Fr Thompson said a “complete culture change” was needed in the episcopacy, while safeguarding must be “completely independent” as “we are way now beyond the point at which victims and survivors within the church would accept anything less and trust anything less and that is now the same, I think, for many clergy”.

Speaking of what he believes has become an “enormous crisis” facing the church, he said a lack of accountability of bishops and senior staff calls for a change in its governance.

“Hold us to account in parliament,” he said, adding that at present bishops can “can get away with far too much” and they “almost act as monarchs within their own diocese”.

‘We must see change’

The petition by church members states: “Given his role in allowing abuse to continue, we believe that his continuing as the Archbishop of Canterbury is no longer tenable.

“We must see change, for the sake of survivors, for the protection of the vulnerable, and for the good of the church – and we share this determination across our traditions.

“With sadness we do not think there is any alternative to his immediate resignation if the process of change and healing is to start now.”

Bishop of Newcastle Helen-Ann Hartley today told the BBC that while his resignation would not “solve the safeguarding problem”, it would “be a very clear indication that a line has been drawn, and that we must move towards independence of safeguarding”.

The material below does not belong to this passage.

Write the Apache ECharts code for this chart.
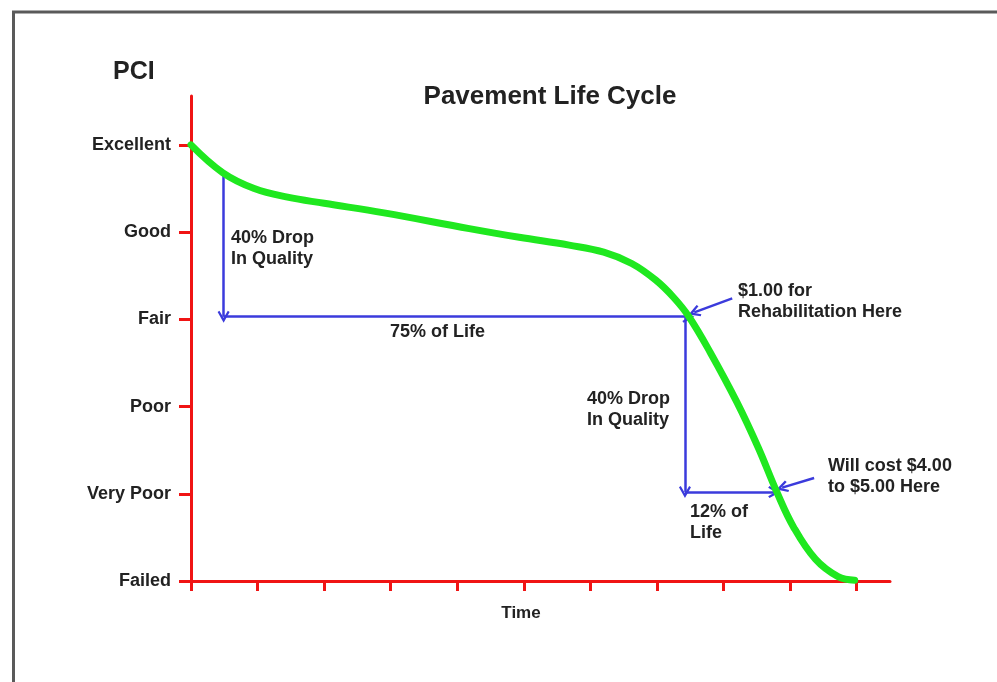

She said: “I think that it’s very hard for the church as the national, the established church, to continue to have a moral voice in any way, shape or form in our nation when we cannot get our own house in order.

“We are in danger of losing complete credibility on that front.”

Giles Fraser, vicar of St Anne’s in Kew, west London, described it as a “terrible situation”, telling BBC Radio 4’s Today programme: “I’m afraid he’s really lost the confidence of his clergy, he’s lost the confidence of many of his bishops and his position is completely untenable.”

Mr Welby, speaking to Channel 4 when the report was published, said he had been giving resignation “a lot of thought” – but added he had “taken advice” from senior colleagues and insisted: “I am not going to resign.”

Despite Smyth’s actions having been identified in the 1980s, the report concluded he was never fully exposed and was therefore able to continue his abuse.

The church has said it is “deeply sorry for the horrific abuse” and added “there is never a place for covering up abuse”.